Justin Ring

No. 36
- Position: Linebacker

Personal information
- Born: July 4, 1973 (age 53) Kamloops, British Columbia, Canada
- Listed height: 6 ft 2 in (1.88 m)
- Listed weight: 220 lb (100 kg)

Career information
- University: Simon Fraser
- CFL draft: 1996: 1st round, 5th overall pick

Career history
- 1996–1998: Hamilton Tiger-Cats
- 1999–2002: Edmonton Eskimos

Awards and highlights
- Tiger-Cats MOR (1996);

= Justin Ring =

Canadian football player (born 1973)

Justin Ring (born July 4, 1973) is a Canadian former professional football linebacker who played seven seasons in the Canadian Football League (CFL) with the Hamilton Tiger-Cats and Edmonton Eskimos. He was selected by the Hamilton Tiger-Cats in the first round of the 1996 CFL draft after playing college football at Simon Fraser University.

==Early life==
Justin Ring was born on July 4, 1973, in Kamloops, British Columbia. He played collegiate American football for the Simon Fraser Clan of Simon Fraser University.

==Professional career==
Ring was selected by the Hamilton Tiger-Cats of the Canadian Football League (CFL) in the first round, with the fifth overall pick, of the 1996 CFL draft. He was the Tiger-Cats' Most Outstanding Rookie in 1996. He dressed in all 54 games, starting 39, for the Tiger-Cats from 1996 to 1998.
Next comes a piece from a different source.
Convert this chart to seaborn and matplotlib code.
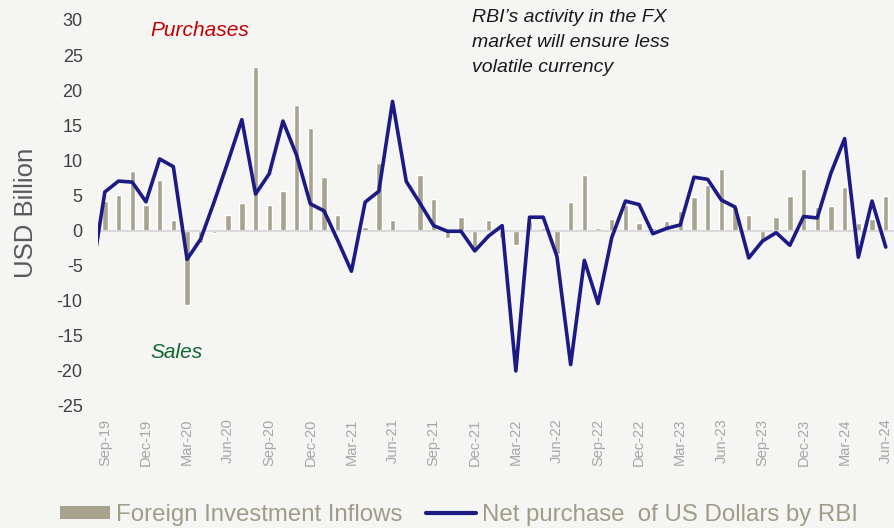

Ring signed with the Edmonton Eskimos of the CFL on March 5, 1999. He dressed in all 18 games for Edmonton during the 1999, 2000, and 2002 seasons. He only dressed in one game in 2001 due to a torn ACL. Ring mostly played special teams during his stint with the Eskimos. He was released on April 4, 2003.

Ring finished his CFL career with totals of 174 defensive tackles, 80 special teams tackles, four sacks, three forced fumbles, three fumble recoveries, four interceptions, seven pass breakups, and one reception for eight yards in 109 games dressed.